DATA SECTION start
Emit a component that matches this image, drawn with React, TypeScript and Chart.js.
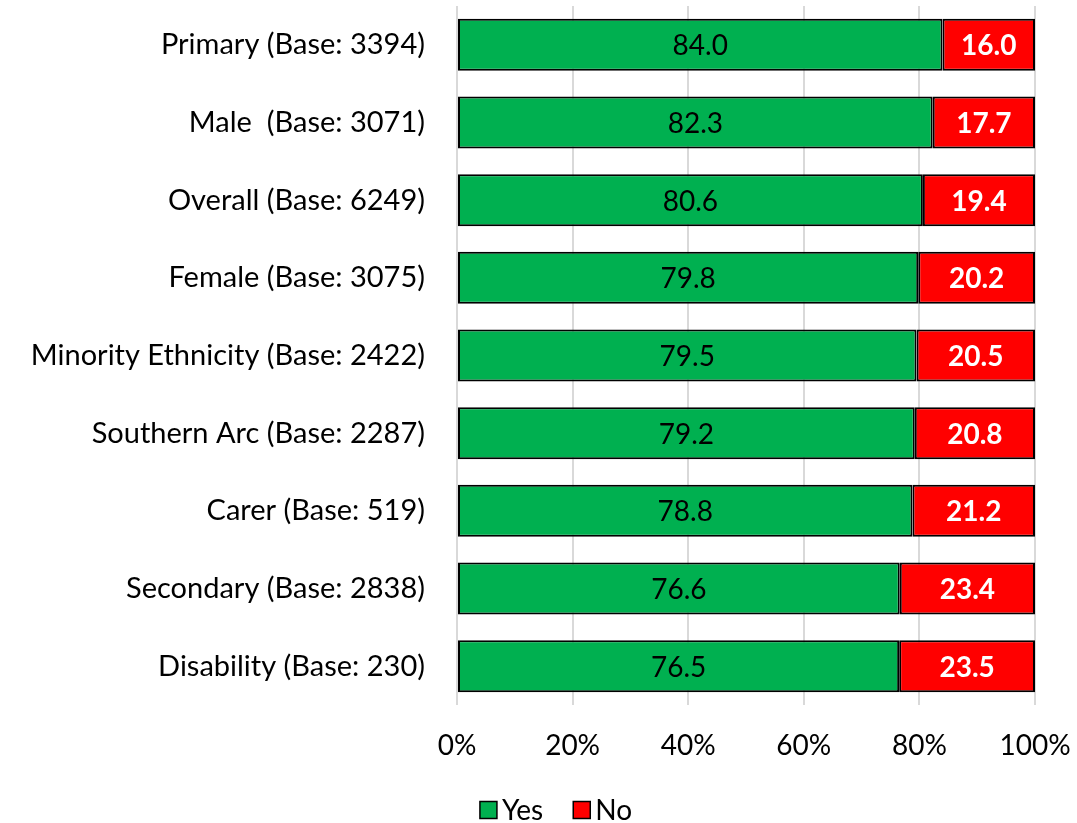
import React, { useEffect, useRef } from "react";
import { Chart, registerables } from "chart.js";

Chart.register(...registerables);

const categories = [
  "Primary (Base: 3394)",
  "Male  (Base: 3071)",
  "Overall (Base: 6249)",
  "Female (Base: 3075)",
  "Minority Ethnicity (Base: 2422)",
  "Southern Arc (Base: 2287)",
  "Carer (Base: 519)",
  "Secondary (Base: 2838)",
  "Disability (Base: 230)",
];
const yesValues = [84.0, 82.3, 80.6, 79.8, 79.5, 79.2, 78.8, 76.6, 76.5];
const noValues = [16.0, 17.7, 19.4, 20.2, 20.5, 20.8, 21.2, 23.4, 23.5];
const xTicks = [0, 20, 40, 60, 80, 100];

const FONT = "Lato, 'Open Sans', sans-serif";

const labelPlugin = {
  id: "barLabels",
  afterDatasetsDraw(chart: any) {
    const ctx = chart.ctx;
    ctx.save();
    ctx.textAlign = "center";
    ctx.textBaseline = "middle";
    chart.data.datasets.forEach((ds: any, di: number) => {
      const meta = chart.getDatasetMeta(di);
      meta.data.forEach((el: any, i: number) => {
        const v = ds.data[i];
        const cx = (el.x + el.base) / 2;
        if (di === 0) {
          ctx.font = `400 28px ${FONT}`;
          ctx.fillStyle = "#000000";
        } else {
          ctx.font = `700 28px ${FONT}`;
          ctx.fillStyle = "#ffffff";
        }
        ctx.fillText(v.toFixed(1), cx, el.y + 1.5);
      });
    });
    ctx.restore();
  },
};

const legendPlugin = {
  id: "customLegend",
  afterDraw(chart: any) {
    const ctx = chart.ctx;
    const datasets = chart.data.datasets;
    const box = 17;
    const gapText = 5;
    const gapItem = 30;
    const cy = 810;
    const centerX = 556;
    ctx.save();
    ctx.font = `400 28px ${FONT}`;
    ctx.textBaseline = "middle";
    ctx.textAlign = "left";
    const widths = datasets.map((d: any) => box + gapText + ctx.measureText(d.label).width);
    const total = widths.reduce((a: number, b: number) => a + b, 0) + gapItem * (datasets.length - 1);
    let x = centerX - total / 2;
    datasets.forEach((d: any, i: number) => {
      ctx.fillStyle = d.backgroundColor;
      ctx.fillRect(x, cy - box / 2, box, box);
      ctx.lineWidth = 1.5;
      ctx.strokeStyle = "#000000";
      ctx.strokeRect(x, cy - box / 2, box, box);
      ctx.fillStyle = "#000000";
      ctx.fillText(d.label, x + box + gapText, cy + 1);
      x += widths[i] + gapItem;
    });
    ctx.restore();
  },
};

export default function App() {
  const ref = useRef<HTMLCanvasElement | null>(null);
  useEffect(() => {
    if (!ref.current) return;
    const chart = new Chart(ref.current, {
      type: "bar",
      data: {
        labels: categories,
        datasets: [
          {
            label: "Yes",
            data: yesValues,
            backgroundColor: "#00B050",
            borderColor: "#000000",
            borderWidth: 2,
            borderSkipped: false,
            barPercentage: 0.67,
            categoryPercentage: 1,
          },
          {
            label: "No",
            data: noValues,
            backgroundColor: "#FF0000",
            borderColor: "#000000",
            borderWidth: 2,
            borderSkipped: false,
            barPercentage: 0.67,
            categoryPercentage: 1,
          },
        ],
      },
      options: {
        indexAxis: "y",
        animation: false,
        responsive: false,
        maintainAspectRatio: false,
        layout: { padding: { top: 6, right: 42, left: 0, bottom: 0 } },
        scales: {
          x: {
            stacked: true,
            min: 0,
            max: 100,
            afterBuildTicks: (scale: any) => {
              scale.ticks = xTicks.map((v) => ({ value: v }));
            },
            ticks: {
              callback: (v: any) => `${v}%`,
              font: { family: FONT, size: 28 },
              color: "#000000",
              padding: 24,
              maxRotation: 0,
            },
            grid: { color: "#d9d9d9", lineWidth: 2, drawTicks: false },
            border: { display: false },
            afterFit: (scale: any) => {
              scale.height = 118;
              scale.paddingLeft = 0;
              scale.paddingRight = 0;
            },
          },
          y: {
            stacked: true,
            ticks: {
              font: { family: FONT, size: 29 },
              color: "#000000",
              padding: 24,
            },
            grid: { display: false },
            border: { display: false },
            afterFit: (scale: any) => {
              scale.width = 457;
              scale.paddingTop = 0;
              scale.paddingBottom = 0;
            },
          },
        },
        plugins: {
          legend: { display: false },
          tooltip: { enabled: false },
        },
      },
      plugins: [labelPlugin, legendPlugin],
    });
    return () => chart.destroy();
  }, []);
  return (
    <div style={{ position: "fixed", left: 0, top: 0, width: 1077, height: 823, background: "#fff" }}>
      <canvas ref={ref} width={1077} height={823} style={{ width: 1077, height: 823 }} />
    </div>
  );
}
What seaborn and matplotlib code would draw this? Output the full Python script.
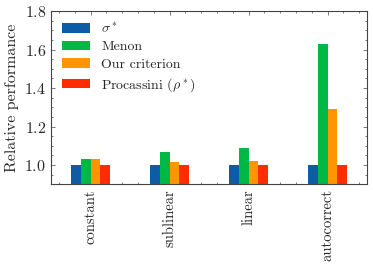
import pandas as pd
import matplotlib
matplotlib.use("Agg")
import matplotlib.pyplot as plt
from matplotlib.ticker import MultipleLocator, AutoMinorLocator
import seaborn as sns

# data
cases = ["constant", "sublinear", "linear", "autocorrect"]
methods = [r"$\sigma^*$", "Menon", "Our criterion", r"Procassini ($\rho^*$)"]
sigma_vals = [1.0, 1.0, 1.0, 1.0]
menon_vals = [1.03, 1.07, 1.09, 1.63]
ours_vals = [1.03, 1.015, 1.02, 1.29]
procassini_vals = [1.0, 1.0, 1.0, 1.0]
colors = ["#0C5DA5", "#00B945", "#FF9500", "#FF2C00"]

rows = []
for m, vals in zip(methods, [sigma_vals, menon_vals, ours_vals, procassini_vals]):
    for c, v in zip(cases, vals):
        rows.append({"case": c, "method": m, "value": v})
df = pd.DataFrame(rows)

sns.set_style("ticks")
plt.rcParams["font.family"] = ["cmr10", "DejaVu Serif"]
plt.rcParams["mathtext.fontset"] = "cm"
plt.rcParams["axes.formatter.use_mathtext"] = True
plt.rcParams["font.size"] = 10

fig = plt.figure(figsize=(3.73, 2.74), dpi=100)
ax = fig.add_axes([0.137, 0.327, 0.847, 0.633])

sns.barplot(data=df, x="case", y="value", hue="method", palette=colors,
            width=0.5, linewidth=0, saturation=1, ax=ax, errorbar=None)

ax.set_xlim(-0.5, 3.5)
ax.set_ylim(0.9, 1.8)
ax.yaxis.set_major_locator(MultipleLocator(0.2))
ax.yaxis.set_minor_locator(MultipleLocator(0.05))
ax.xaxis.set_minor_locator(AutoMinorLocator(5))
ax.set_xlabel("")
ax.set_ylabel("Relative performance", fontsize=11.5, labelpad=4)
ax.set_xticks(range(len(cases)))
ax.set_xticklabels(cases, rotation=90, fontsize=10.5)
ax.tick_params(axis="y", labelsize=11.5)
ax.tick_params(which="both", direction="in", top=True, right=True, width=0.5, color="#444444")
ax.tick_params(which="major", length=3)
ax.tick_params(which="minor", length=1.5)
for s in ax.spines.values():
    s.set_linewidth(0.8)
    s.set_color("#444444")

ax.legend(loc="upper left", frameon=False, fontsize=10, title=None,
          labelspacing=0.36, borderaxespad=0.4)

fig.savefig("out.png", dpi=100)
DATA SECTION end
→ THE TASK
Go from the first line of the listing to the line holding "Chart.register(...registerables);" and, please, transcribe those lines exactly, both included, with no pictures.

→ EXERCISE SOLUTION
Emit a component that matches this image, drawn with React, TypeScript and Chart.js.
import React, { useEffect, useRef } from "react";
import { Chart, registerables } from "chart.js";

Chart.register(...registerables);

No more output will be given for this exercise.